PORT-AU-PRINCE, HAITI – In a meeting with government ministers on February 27, Haiti’s president Jovenel Moise proposed that all economic transactions in Haiti must be done using Haitian currency only. Haitian businesses will no longer be able to accept US currency as a form of cash payment for goods and services. The Gourdes, Haiti’s only official currency has been in a downward spiral for the last three decades with no end in sight.


This new policy will have serious implications for an already anemic Haitian economy that is barely growing.  It is not clear whether the government is considering proposing new legislation to enforce this new policy. Currently, businesses in Haiti accept the US dollar as a form of payment for goods and services along with other currency such as the Euro and the Haitian gourde. The US dollar is ubiquitous in everyday commercial transactions in Haiti. Foreign visitors, aid workers, tourists and Diaspora routinely use US dollars to pay for goods and services; even street beggars often solicit money in US dollars.


This new policy, if taking effect, would force visitors and citizens to exchange their US dollar for local currency before they can pay for goods and services. The purpose of this new policy is not clear. This decision does not appear to sure-up the already devalued Haitian Gourdes. What seems strange, however, is that since the release of a United Nations (MINIJUST) public statement applauding the appointment of a judge to investigate the Petrocaribe theft (in which present and former government ministers have been implicated) the Haitian government has shown a severe case of psychosis. First, the minister of Foreign affairs, Denis Rodrigue recalled the Haitian ambassador to the United Nations. A few days later all ministers were called into a meeting to discuss MINIJUST and other matters resulting in this misguided decision.


At the end of the meeting, the ministers agreed that the US dollar would no longer be accepted as a negotiable instrument for conducting business in Haiti. Whether businesses like hotels and restaurants would be exempt from this new policy is not clear. This policy is ill-conceived and may backfire, further slowing down an already aberrant economy. The decision to limit the use of the US dollar is a step backward from earlier discussions about adopting the US dollar as Haiti’s only official currency.
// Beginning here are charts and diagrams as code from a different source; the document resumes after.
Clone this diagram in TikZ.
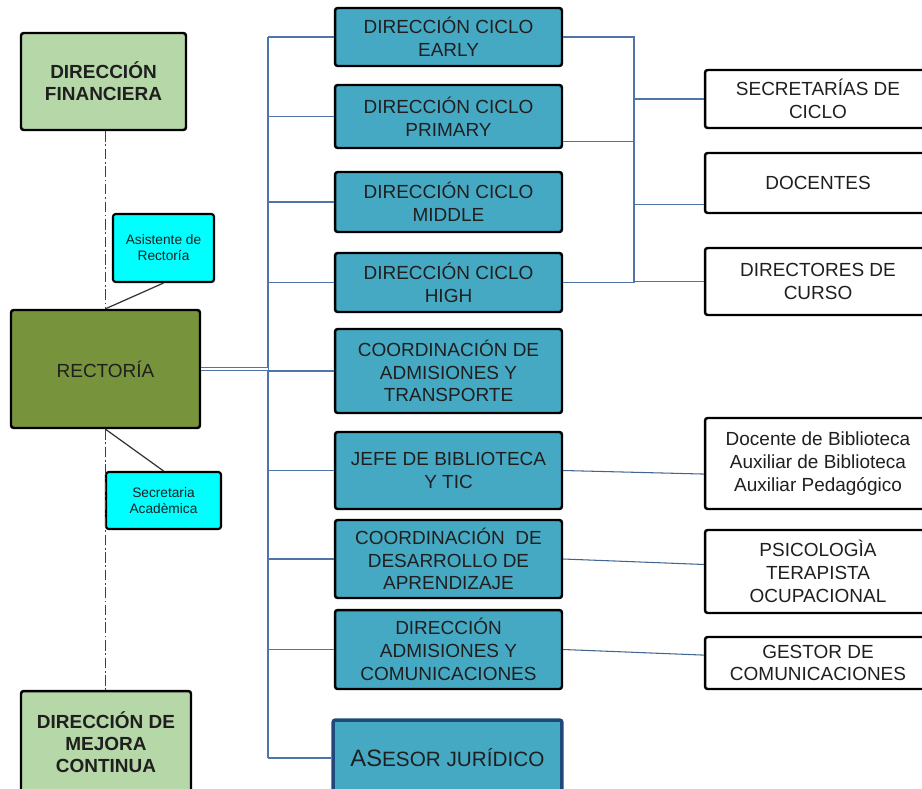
\documentclass[tikz,border=0pt]{standalone}
\usepackage{fontspec}
\setmainfont{Liberation Sans}

\definecolor{verdeclaro}{HTML}{B6D7A8}
\definecolor{verdeoliva}{HTML}{77933C}
\definecolor{cian}{HTML}{00FFFF}
\definecolor{azulcaja}{HTML}{46A9C4}
\definecolor{azullinea}{HTML}{4F74A8}
\definecolor{azulborde}{HTML}{1F497D}

\tikzset{
	caja/.style={draw=black, line width=1.4pt, rounded corners=1.5pt, align=center, inner sep=1pt,
		text=black!88, font=\fontsize{10.8}{13}\selectfont},
	verde/.style={caja, fill=verdeclaro, font=\fontsize{10.8}{12.5}\selectfont\bfseries},
	olivo/.style={caja, fill=verdeoliva},
	asistente/.style={caja, line width=1.2pt, fill=cian, font=\fontsize{7.8}{9}\selectfont},
	direccion/.style={caja, fill=azulcaja},
	cargo/.style={caja, fill=white, minimum width=4.52cm},
	enlace/.style={draw=azullinea, line width=0.6pt},
	enlacebajo/.style={draw=azulborde!85, line width=0.6pt},
	punteada/.style={draw=black!75, line width=0.7pt, dash pattern=on 6pt off 1.5pt on 1pt off 1.5pt},
}

\begin{document}
\begin{tikzpicture}[x=0.02cm, y=-0.02cm]
	\useasboundingbox (0,0) rectangle (922,788);

	% left column
	\node[verde, minimum width=3.3cm, minimum height=1.94cm] (financiera) at (103.5,81.5) {DIRECCIÓN\\FINANCIERA};
	\node[olivo, minimum width=3.78cm, minimum height=2.36cm] (rectoria) at (105.5,369) {RECTORÍA};
	\node[verde, minimum width=3.4cm, minimum height=2.04cm] (mejora) at (106,742) {DIRECCIÓN DE\\MEJORA\\CONTINUA};
	\node[asistente, minimum width=2.02cm, minimum height=1.36cm] (asistente) at (163.5,248) {Asistente de\\Rectoría};
	\node[asistente, minimum width=2.3cm, minimum height=1.14cm] (secretaria) at (163.5,500.5) {Secretaria\\Acadèmica};

	% dash-dot axis and staff links
	\draw[punteada] (financiera.south -| rectoria.north) -- (rectoria.north);
	\draw[punteada] (rectoria.south) -- (mejora.north -| rectoria.south);
	\draw[black!80, line width=0.7pt] (asistente.south) -- (rectoria.north);
	\draw[black!80, line width=0.7pt] (rectoria.south) -- (secretaria.north);

	% middle column
	\node[direccion, minimum width=4.54cm, minimum height=1.16cm] (early) at (448.5,37) {DIRECCIÓN CICLO\\EARLY};
	\node[direccion, minimum width=4.54cm, minimum height=1.26cm] (primary) at (448.5,116.5) {DIRECCIÓN CICLO\\PRIMARY};
	\node[direccion, minimum width=4.54cm, minimum height=1.2cm] (middle) at (448.5,202) {DIRECCIÓN CICLO\\MIDDLE};
	\node[direccion, minimum width=4.54cm, minimum height=1.18cm] (high) at (448.5,282.5) {DIRECCIÓN CICLO\\HIGH};
	\node[direccion, minimum width=4.54cm, minimum height=1.68cm] (transporte) at (448.5,371) {COORDINACIÓN DE\\ADMISIONES Y\\TRANSPORTE};
	\node[direccion, minimum width=4.54cm, minimum height=1.54cm] (biblioteca) at (448.5,470.5) {JEFE DE BIBLIOTECA\\Y TIC};
	\node[direccion, minimum width=4.54cm, minimum height=1.56cm] (desarrollo) at (448.5,559) {COORDINACIÓN\ \ DE\\DESARROLLO DE\\APRENDIZAJE};
	\node[direccion, minimum width=4.54cm, minimum height=1.58cm] (comunicaciones) at (448.5,649.5) {DIRECCIÓN\\ADMISIONES Y\\COMUNICACIONES};
	\node[direccion, draw=azulborde, line width=2pt, minimum width=4.58cm, minimum height=1.52cm] (juridico) at (447.5,758)
		{{\fontsize{13.5}{15}\selectfont AS}{\fontsize{11.8}{14}\selectfont ESOR JURÍDICO}};

	% left bus
	\coordinate (busizq) at (268,37);
	\draw[enlace] (early.west -| busizq) -- (juridico.west -| busizq);
	\foreach \n in {early,primary,middle,high,transporte,biblioteca,desarrollo,comunicaciones,juridico}{
		\draw[enlace] (\n.west) -- (\n.west -| busizq);
	}
	\draw[enlace, double=white, double distance=1.6pt] (rectoria.east) -- (rectoria.east -| busizq);

	% right column
	\node[cargo, minimum height=1.16cm] (secretarias) at (818,99) {SECRETARÍAS DE\\CICLO};
	\node[cargo, minimum height=1.2cm] (docentes) at (818,183) {DOCENTES};
	\node[cargo, minimum height=1.34cm] (directores) at (818,281.5) {DIRECTORES DE\\CURSO};
	\node[cargo, minimum height=1.82cm] (auxiliares) at (818,463.5) {Docente de Biblioteca\\Auxiliar de Biblioteca\\Auxiliar Pedagógico};
	\node[cargo, minimum height=1.66cm] (psicologia) at (818,571.5) {PSICOLOGÌA\\TERAPISTA\\OCUPACIONAL};
	\node[cargo, minimum height=1.04cm] (gestor) at (818,663) {GESTOR DE\\COMUNICACIONES};

	% right bus
	\coordinate (busder) at (634,37);
	\coordinate (primout) at ([yshift=-14pt]primary.east);
	\coordinate (docin) at ([yshift=-12pt]docentes.west);
	\draw[enlace] (early.east) -- (early.east -| busder) -- (high.east -| busder);
	\draw[enlace] (primout) -- (primout -| busder);
	\draw[enlace] (high.east) -- (high.east -| busder);
	\draw[enlace] (secretarias.west -| busder) -- (secretarias.west);
	\draw[enlace] (docin -| busder) -- (docin);
	\draw[enlace] (directores.west -| busder) -- (directores.west);

	% single links
	\coordinate (auxin) at ([yshift=-6pt]auxiliares.west);
	\coordinate (psicin) at ([yshift=4pt]psicologia.west);
	\coordinate (gestin) at ([yshift=4.5pt]gestor.west);
	\draw[enlacebajo] (biblioteca.east) -- (auxin);
	\draw[enlacebajo] (desarrollo.east) -- (psicin);
	\draw[enlacebajo] (comunicaciones.east) -- (gestin);
\end{tikzpicture}
\end{document}
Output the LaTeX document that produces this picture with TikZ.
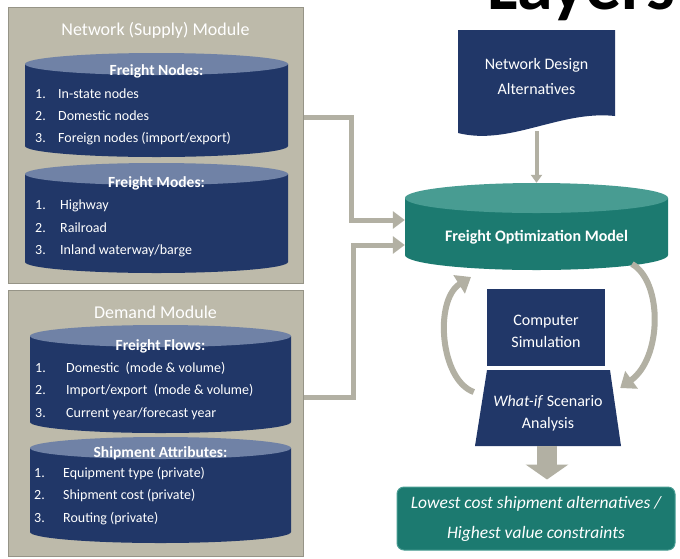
\documentclass[tikz,border=0pt]{standalone}
\usepackage{fontspec}
\setmainfont{Carlito}
\usetikzlibrary{arrows.meta}
\definecolor{navy}{RGB}{33,55,104}
\definecolor{navytop}{RGB}{112,130,166}
\definecolor{panelc}{RGB}{189,186,170}
\definecolor{panelb}{RGB}{150,148,135}
\definecolor{tealb}{RGB}{28,122,112}
\definecolor{tealt}{RGB}{72,156,146}
\definecolor{connc}{RGB}{178,176,163}
\definecolor{connd}{RGB}{150,148,137}
\newcommand\mycyl[7]{%
  \fill[#6] ({#1-#2},{#3+#5}) -- ({#1-#2},{#4-#5}) arc[start angle=180,end angle=360,x radius=#2pt,y radius=#5pt] -- ({#1+#2},{#3+#5}) -- cycle;
  \fill[#7] (#1,{#3+#5}) ellipse[x radius=#2pt,y radius=#5pt];}
\begin{document}
\begin{tikzpicture}[x=1pt,y=-1pt,
  panel/.style={draw=panelb, fill=panelc, line width=1pt, inner sep=0pt},
  ptitle/.style={text=white, font=\fontsize{18}{21}\selectfont, anchor=base, inner sep=0pt},
  chead/.style={text=white, font=\fontsize{15.5}{18}\selectfont\bfseries, anchor=base, inner sep=0pt},
  item/.style={text=white, font=\fontsize{14}{16}\selectfont, anchor=base west, inner sep=0pt},
  wtext/.style={text=white, font=\fontsize{16}{22}\selectfont, align=center, inner sep=0pt},
  conn/.style={draw=connc, line width=5pt, line join=miter, -{Triangle[width=17pt,length=12pt]}},
  curv/.style={draw=connc, line width=7pt, -{Triangle[width=21pt,length=14pt]}},
]
\useasboundingbox (0,0) rectangle (680,558);
\clip (0,0) rectangle (680,558);
\fill[white] (0,0) rectangle (680,558);

% title fragment
\node[anchor=base west, inner sep=0pt, font=\fontsize{72}{72}\selectfont\bfseries] (layers) at (487,9) {Layers};

% ---------- Network (Supply) Module ----------
\node[panel, minimum width=295pt, minimum height=276pt] (netpanel) at (155.5,145) {};
\node[ptitle] (nettitle) at (155.5,35) {Network (Supply) Module};
\mycyl{156.5}{131.5}{53}{157}{11}{navy}{navytop}
\node[chead] (fnh) at (156.5,75) {Freight Nodes:};
\node[item] (fn1n) at (35,98) {1.};  \node[item] (fn1) at (58,98) {In-state nodes};
\node[item] (fn2n) at (35,120) {2.}; \node[item] (fn2) at (58,120) {Domestic nodes};
\node[item] (fn3n) at (35,142) {3.}; \node[item] (fn3) at (58,142) {Foreign nodes (import/export)};
\mycyl{156.5}{131.5}{163}{273}{11}{navy}{navytop}
\node[chead] (fmh) at (156.5,187) {Freight Modes:};
\node[item] (fm1n) at (35,209) {1.};  \node[item] (fm1) at (60,209) {Highway};
\node[item] (fm2n) at (35,232) {2.};  \node[item] (fm2) at (60,232) {Railroad};
\node[item] (fm3n) at (35,254) {3.};  \node[item] (fm3) at (60,254) {Inland waterway/barge};

% ---------- Demand Module ----------
\node[panel, minimum width=295pt, minimum height=266pt] (dempanel) at (155.5,423) {};
\node[ptitle] (demtitle) at (155.5,318) {Demand Module};
\mycyl{160.5}{130.5}{325}{433}{11}{navy}{navytop}
\node[chead] (ffh) at (160.5,350) {Freight Flows:};
\node[item] (ff1n) at (35,372) {1.};  \node[item] (ff1) at (66,372) {Domestic \ (mode \& volume)};
\node[item] (ff2n) at (35,394) {2.};  \node[item] (ff2) at (66,394) {Import/export \ (mode \& volume)};
\node[item] (ff3n) at (35,417) {3.};  \node[item] (ff3) at (66,417) {Current year/forecast year};
\mycyl{160.5}{130.5}{437}{543}{11}{navy}{navytop}
\node[chead] (sah) at (160.5,457) {Shipment Attributes:};
\node[item] (sa1n) at (34,477) {1.};  \node[item] (sa1) at (63,477) {Equipment type (private)};
\node[item] (sa2n) at (34,499) {2.};  \node[item] (sa2) at (63,499) {Shipment cost (private)};
\node[item] (sa3n) at (34,522) {3.};  \node[item] (sa3) at (63,522) {Routing (private)};

% ---------- Network Design Alternatives (document) ----------
\fill[navy] (458,30) -- (615,30) -- (615,116) .. controls (560,110) and (510,146) .. (458,133) -- cycle;
\node[minimum width=157pt, minimum height=101pt, inner sep=0pt] (nda) at (536.5,80.5) {};
\node[wtext, font=\fontsize{16}{25}\selectfont] (ndat) at (536.5,76) {Network Design\\Alternatives};

% ---------- Freight Optimization Model ----------
\mycyl{536.5}{131.5}{183}{270}{15}{tealb}{tealt}
\node[minimum width=263pt, minimum height=87pt, inner sep=0pt] (fom) at (536.5,226.5) {};
\node[text=white, font=\fontsize{16}{18}\selectfont\bfseries, inner sep=0pt] (fomt) at (536.5,237) {Freight Optimization Model};

\draw[draw=connc, line width=4pt, -{Triangle[width=11pt,length=8pt]}] (nda.south) -- (fom.north);

% ---------- connectors from modules ----------
\draw[conn] (netpanel.east |- 0,117) -| (351,220) -- (fom.west |- 0,220);
\draw[conn] (dempanel.east |- 0,397) -| (353,245) -- (fom.west |- 0,245);

% ---------- Computer Simulation / What-if ----------
\node[fill=navy, minimum width=118pt, minimum height=77pt, inner sep=0pt] (cs) at (546,327.5) {};
\node[wtext] (cst) at (546,331) {Computer\\Simulation};
\fill[navy] (487,370) -- (610,370) -- (621,446) -- (475,446) -- cycle;
\node[minimum width=146pt, minimum height=76pt, inner sep=0pt] (wi) at (547,408) {};
\node[wtext] (wit) at (548,413) {\textit{What-if} Scenario\\Analysis};

% curved arrows
\draw[curv, line width=6pt] (wi.west |- 0,392) .. controls (440,380) and (434,300) .. (471,277);
\draw[curv, line width=6pt] (632,264) .. controls (663,282) and (662,358) .. (wi.east |- 0,388);

% ---------- output ----------
\node[fill=tealb, draw=tealt, line width=1pt, rounded corners=7pt, minimum width=278pt, minimum height=63pt, inner sep=0pt, text=white, align=center, font=\fontsize{17.5}{30}\selectfont\itshape] (out) at (536,518.5) {Lowest cost shipment alternatives /\\Highest value constraints};

\draw[draw=connc, line width=20pt, -{Triangle[width=42pt,length=15pt]}] (wi.south) -- ([yshift=7pt]wi.south |- out.north);
\end{tikzpicture}
\end{document}
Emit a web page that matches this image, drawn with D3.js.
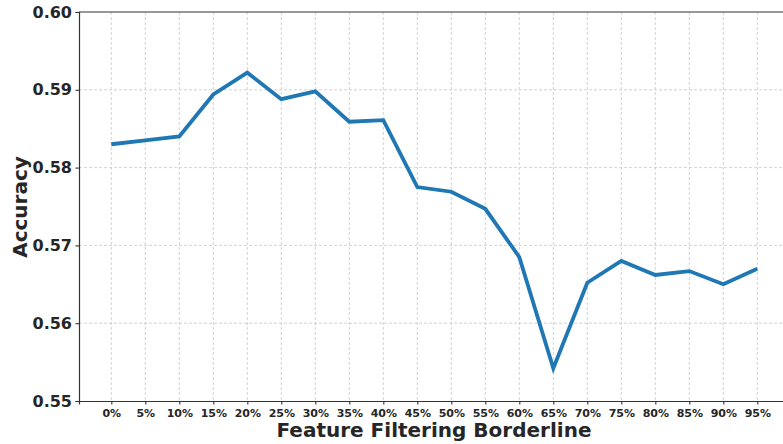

Last year, this writer wrote several articles arguing that Haiti should adopt the US Dollar as its official currency prompting an email from Mr. Wilson Laleau, the chief of staff of president Jovenel  Moise to the writer applauding the idea. He stated that the government is seriously considering the currency adoption as part of its overall economic strategy to fuel the Haitian economy.


Placing limitations on the use of the US dollar is contrary to sound economic policy considering Haiti’s tie to the US. Every year, the Haitian Diaspora remits nearly 2.3 billion dollars to family members in Haiti, the hard currency the Haitian government needs to satisfy its debts.  The convenience of using the US dollar anywhere in Haiti provides a little boost to the Haitian economy, but adoption of the US dollar would surely make Haiti more attractive to foreign investors.   Additionally, it would cede the monetary policy to Washington, DC, not a bad idea considering that the US dollar is not only a strong currency, but nearly a 100% of world governments have reserves in US dollar.


President Jovenel Moise’s decision to limit the use of the US dollar is just the wrong policy and will plunge Haiti into more economic malaise. Mr. Wilson Laleau, the president’s chief advisor should know better. As an accomplished economist and former economics professor, he is presumed to understand these issues better than most.